**Aim of the task:** Copy the data that follows exactly. Include no pictures.
** START **
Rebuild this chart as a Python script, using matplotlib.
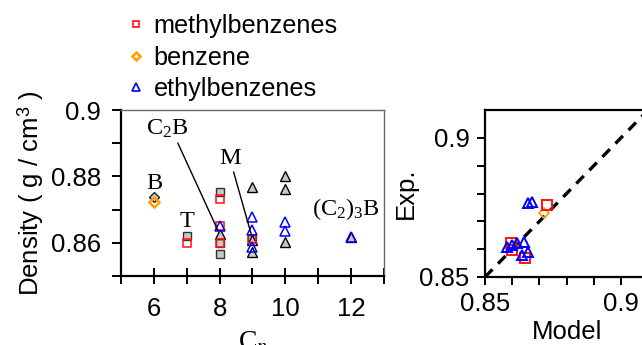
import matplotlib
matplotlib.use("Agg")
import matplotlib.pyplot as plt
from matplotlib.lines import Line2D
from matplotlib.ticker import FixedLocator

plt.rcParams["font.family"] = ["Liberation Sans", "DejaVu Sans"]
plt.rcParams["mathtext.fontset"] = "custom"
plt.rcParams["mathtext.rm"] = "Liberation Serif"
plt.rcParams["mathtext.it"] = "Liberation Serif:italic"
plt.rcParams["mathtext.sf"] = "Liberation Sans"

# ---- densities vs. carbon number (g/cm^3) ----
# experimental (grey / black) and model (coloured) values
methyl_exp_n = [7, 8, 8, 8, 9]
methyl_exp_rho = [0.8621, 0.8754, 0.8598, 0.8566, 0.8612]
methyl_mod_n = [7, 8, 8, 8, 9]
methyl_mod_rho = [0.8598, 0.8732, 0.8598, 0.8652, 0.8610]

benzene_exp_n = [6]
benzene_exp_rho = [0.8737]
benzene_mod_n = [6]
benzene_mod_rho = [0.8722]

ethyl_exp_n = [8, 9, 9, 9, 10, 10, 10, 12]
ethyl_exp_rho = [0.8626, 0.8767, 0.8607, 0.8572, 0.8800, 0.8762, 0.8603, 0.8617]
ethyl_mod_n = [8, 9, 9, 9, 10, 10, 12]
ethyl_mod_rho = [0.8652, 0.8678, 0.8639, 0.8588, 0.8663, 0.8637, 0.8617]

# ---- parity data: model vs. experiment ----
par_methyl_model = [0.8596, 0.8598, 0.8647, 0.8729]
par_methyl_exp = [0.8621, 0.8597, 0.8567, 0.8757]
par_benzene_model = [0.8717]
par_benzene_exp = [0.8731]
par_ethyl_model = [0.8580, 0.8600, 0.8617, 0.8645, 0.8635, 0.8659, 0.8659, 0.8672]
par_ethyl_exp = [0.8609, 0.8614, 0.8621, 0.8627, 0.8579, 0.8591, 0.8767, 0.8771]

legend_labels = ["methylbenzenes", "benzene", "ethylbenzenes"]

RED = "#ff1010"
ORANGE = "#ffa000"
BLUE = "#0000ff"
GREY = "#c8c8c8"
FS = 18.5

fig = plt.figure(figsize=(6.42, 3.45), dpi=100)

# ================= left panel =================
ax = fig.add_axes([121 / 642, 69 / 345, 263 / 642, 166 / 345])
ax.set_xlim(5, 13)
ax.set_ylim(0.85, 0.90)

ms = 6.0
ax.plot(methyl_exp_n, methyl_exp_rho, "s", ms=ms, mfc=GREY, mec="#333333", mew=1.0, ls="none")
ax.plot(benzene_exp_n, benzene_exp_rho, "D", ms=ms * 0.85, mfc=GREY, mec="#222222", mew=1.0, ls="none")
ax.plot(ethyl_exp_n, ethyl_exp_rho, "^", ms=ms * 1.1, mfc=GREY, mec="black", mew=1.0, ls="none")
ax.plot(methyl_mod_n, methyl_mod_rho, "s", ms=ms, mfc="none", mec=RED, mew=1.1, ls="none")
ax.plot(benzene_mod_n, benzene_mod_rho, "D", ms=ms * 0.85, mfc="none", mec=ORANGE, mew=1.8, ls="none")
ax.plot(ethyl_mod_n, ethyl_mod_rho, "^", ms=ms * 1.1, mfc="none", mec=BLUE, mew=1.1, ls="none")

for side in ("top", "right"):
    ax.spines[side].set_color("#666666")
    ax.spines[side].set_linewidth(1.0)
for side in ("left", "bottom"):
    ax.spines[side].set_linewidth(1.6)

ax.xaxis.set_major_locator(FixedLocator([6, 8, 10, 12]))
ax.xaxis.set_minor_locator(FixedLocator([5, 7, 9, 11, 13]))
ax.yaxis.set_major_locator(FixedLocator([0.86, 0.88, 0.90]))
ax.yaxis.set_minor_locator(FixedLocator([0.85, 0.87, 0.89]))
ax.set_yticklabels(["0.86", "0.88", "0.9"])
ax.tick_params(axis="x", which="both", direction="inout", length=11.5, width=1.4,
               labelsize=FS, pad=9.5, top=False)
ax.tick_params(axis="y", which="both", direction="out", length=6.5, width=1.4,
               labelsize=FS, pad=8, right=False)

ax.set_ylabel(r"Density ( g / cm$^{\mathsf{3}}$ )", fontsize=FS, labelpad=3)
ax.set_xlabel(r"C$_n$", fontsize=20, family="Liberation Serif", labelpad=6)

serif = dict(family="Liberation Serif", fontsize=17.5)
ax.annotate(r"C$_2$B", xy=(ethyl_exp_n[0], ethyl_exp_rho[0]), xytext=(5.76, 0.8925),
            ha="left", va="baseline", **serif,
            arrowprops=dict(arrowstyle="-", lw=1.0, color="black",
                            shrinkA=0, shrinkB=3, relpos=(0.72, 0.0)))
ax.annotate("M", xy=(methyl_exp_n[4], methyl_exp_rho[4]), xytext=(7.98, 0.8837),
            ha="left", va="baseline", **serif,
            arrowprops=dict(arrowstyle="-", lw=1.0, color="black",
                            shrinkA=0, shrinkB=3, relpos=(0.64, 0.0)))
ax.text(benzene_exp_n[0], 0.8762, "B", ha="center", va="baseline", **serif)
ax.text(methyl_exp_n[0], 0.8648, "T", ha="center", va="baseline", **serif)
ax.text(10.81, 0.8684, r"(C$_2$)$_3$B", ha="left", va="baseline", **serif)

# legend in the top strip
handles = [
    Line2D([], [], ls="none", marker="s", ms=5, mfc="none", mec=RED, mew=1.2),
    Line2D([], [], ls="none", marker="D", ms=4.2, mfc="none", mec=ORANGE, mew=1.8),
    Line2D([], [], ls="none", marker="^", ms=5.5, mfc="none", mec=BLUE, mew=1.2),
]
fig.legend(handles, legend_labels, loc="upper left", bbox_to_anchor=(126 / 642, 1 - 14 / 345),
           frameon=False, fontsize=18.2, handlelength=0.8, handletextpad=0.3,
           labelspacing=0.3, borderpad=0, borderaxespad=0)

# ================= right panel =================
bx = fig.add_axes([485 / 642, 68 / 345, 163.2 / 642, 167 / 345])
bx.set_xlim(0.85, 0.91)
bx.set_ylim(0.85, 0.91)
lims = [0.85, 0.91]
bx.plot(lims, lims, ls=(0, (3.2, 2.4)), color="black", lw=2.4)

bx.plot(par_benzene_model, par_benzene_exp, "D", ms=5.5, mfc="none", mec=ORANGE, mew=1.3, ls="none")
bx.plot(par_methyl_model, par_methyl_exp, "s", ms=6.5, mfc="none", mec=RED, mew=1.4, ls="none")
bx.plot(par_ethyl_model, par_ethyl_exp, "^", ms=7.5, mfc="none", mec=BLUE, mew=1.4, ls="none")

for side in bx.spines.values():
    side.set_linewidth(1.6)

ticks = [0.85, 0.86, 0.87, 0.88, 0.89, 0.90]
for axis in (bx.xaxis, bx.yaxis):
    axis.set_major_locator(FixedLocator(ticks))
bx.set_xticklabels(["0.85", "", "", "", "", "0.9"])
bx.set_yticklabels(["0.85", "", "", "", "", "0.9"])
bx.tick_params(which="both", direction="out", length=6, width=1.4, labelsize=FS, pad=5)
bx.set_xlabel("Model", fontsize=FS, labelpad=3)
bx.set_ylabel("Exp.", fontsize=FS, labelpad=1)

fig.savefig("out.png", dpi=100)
** END **
**Solution for this problem:**
Rebuild this chart as a Python script, using matplotlib.
import matplotlib
matplotlib.use("Agg")
import matplotlib.pyplot as plt
from matplotlib.lines import Line2D
from matplotlib.ticker import FixedLocator

plt.rcParams["font.family"] = ["Liberation Sans", "DejaVu Sans"]
plt.rcParams["mathtext.fontset"] = "custom"
plt.rcParams["mathtext.rm"] = "Liberation Serif"
plt.rcParams["mathtext.it"] = "Liberation Serif:italic"
plt.rcParams["mathtext.sf"] = "Liberation Sans"

# ---- densities vs. carbon number (g/cm^3) ----
# experimental (grey / black) and model (coloured) values
methyl_exp_n = [7, 8, 8, 8, 9]
methyl_exp_rho = [0.8621, 0.8754, 0.8598, 0.8566, 0.8612]
methyl_mod_n = [7, 8, 8, 8, 9]
methyl_mod_rho = [0.8598, 0.8732, 0.8598, 0.8652, 0.8610]

benzene_exp_n = [6]
benzene_exp_rho = [0.8737]
benzene_mod_n = [6]
benzene_mod_rho = [0.8722]

ethyl_exp_n = [8, 9, 9, 9, 10, 10, 10, 12]
ethyl_exp_rho = [0.8626, 0.8767, 0.8607, 0.8572, 0.8800, 0.8762, 0.8603, 0.8617]
ethyl_mod_n = [8, 9, 9, 9, 10, 10, 12]
ethyl_mod_rho = [0.8652, 0.8678, 0.8639, 0.8588, 0.8663, 0.8637, 0.8617]

# ---- parity data: model vs. experiment ----
par_methyl_model = [0.8596, 0.8598, 0.8647, 0.8729]
par_methyl_exp = [0.8621, 0.8597, 0.8567, 0.8757]
par_benzene_model = [0.8717]
par_benzene_exp = [0.8731]
par_ethyl_model = [0.8580, 0.8600, 0.8617, 0.8645, 0.8635, 0.8659, 0.8659, 0.8672]
par_ethyl_exp = [0.8609, 0.8614, 0.8621, 0.8627, 0.8579, 0.8591, 0.8767, 0.8771]

legend_labels = ["methylbenzenes", "benzene", "ethylbenzenes"]

RED = "#ff1010"
ORANGE = "#ffa000"
BLUE = "#0000ff"
GREY = "#c8c8c8"
FS = 18.5

fig = plt.figure(figsize=(6.42, 3.45), dpi=100)

# ================= left panel =================
ax = fig.add_axes([121 / 642, 69 / 345, 263 / 642, 166 / 345])
ax.set_xlim(5, 13)
ax.set_ylim(0.85, 0.90)

ms = 6.0
ax.plot(methyl_exp_n, methyl_exp_rho, "s", ms=ms, mfc=GREY, mec="#333333", mew=1.0, ls="none")
ax.plot(benzene_exp_n, benzene_exp_rho, "D", ms=ms * 0.85, mfc=GREY, mec="#222222", mew=1.0, ls="none")
ax.plot(ethyl_exp_n, ethyl_exp_rho, "^", ms=ms * 1.1, mfc=GREY, mec="black", mew=1.0, ls="none")
ax.plot(methyl_mod_n, methyl_mod_rho, "s", ms=ms, mfc="none", mec=RED, mew=1.1, ls="none")
ax.plot(benzene_mod_n, benzene_mod_rho, "D", ms=ms * 0.85, mfc="none", mec=ORANGE, mew=1.8, ls="none")
ax.plot(ethyl_mod_n, ethyl_mod_rho, "^", ms=ms * 1.1, mfc="none", mec=BLUE, mew=1.1, ls="none")

for side in ("top", "right"):
    ax.spines[side].set_color("#666666")
    ax.spines[side].set_linewidth(1.0)
for side in ("left", "bottom"):
    ax.spines[side].set_linewidth(1.6)

ax.xaxis.set_major_locator(FixedLocator([6, 8, 10, 12]))
ax.xaxis.set_minor_locator(FixedLocator([5, 7, 9, 11, 13]))
ax.yaxis.set_major_locator(FixedLocator([0.86, 0.88, 0.90]))
ax.yaxis.set_minor_locator(FixedLocator([0.85, 0.87, 0.89]))
ax.set_yticklabels(["0.86", "0.88", "0.9"])
ax.tick_params(axis="x", which="both", direction="inout", length=11.5, width=1.4,
               labelsize=FS, pad=9.5, top=False)
ax.tick_params(axis="y", which="both", direction="out", length=6.5, width=1.4,
               labelsize=FS, pad=8, right=False)

ax.set_ylabel(r"Density ( g / cm$^{\mathsf{3}}$ )", fontsize=FS, labelpad=3)
ax.set_xlabel(r"C$_n$", fontsize=20, family="Liberation Serif", labelpad=6)

serif = dict(family="Liberation Serif", fontsize=17.5)
ax.annotate(r"C$_2$B", xy=(ethyl_exp_n[0], ethyl_exp_rho[0]), xytext=(5.76, 0.8925),
            ha="left", va="baseline", **serif,
            arrowprops=dict(arrowstyle="-", lw=1.0, color="black",
                            shrinkA=0, shrinkB=3, relpos=(0.72, 0.0)))
ax.annotate("M", xy=(methyl_exp_n[4], methyl_exp_rho[4]), xytext=(7.98, 0.8837),
            ha="left", va="baseline", **serif,
            arrowprops=dict(arrowstyle="-", lw=1.0, color="black",
                            shrinkA=0, shrinkB=3, relpos=(0.64, 0.0)))
ax.text(benzene_exp_n[0], 0.8762, "B", ha="center", va="baseline", **serif)
ax.text(methyl_exp_n[0], 0.8648, "T", ha="center", va="baseline", **serif)
ax.text(10.81, 0.8684, r"(C$_2$)$_3$B", ha="left", va="baseline", **serif)

# legend in the top strip
handles = [
    Line2D([], [], ls="none", marker="s", ms=5, mfc="none", mec=RED, mew=1.2),
    Line2D([], [], ls="none", marker="D", ms=4.2, mfc="none", mec=ORANGE, mew=1.8),
    Line2D([], [], ls="none", marker="^", ms=5.5, mfc="none", mec=BLUE, mew=1.2),
]
fig.legend(handles, legend_labels, loc="upper left", bbox_to_anchor=(126 / 642, 1 - 14 / 345),
           frameon=False, fontsize=18.2, handlelength=0.8, handletextpad=0.3,
           labelspacing=0.3, borderpad=0, borderaxespad=0)

# ================= right panel =================
bx = fig.add_axes([485 / 642, 68 / 345, 163.2 / 642, 167 / 345])
bx.set_xlim(0.85, 0.91)
bx.set_ylim(0.85, 0.91)
lims = [0.85, 0.91]
bx.plot(lims, lims, ls=(0, (3.2, 2.4)), color="black", lw=2.4)

bx.plot(par_benzene_model, par_benzene_exp, "D", ms=5.5, mfc="none", mec=ORANGE, mew=1.3, ls="none")
bx.plot(par_methyl_model, par_methyl_exp, "s", ms=6.5, mfc="none", mec=RED, mew=1.4, ls="none")
bx.plot(par_ethyl_model, par_ethyl_exp, "^", ms=7.5, mfc="none", mec=BLUE, mew=1.4, ls="none")

for side in bx.spines.values():
    side.set_linewidth(1.6)

ticks = [0.85, 0.86, 0.87, 0.88, 0.89, 0.90]
for axis in (bx.xaxis, bx.yaxis):
    axis.set_major_locator(FixedLocator(ticks))
bx.set_xticklabels(["0.85", "", "", "", "", "0.9"])
bx.set_yticklabels(["0.85", "", "", "", "", "0.9"])
bx.tick_params(which="both", direction="out", length=6, width=1.4, labelsize=FS, pad=5)
bx.set_xlabel("Model", fontsize=FS, labelpad=3)
bx.set_ylabel("Exp.", fontsize=FS, labelpad=1)

fig.savefig("out.png", dpi=100)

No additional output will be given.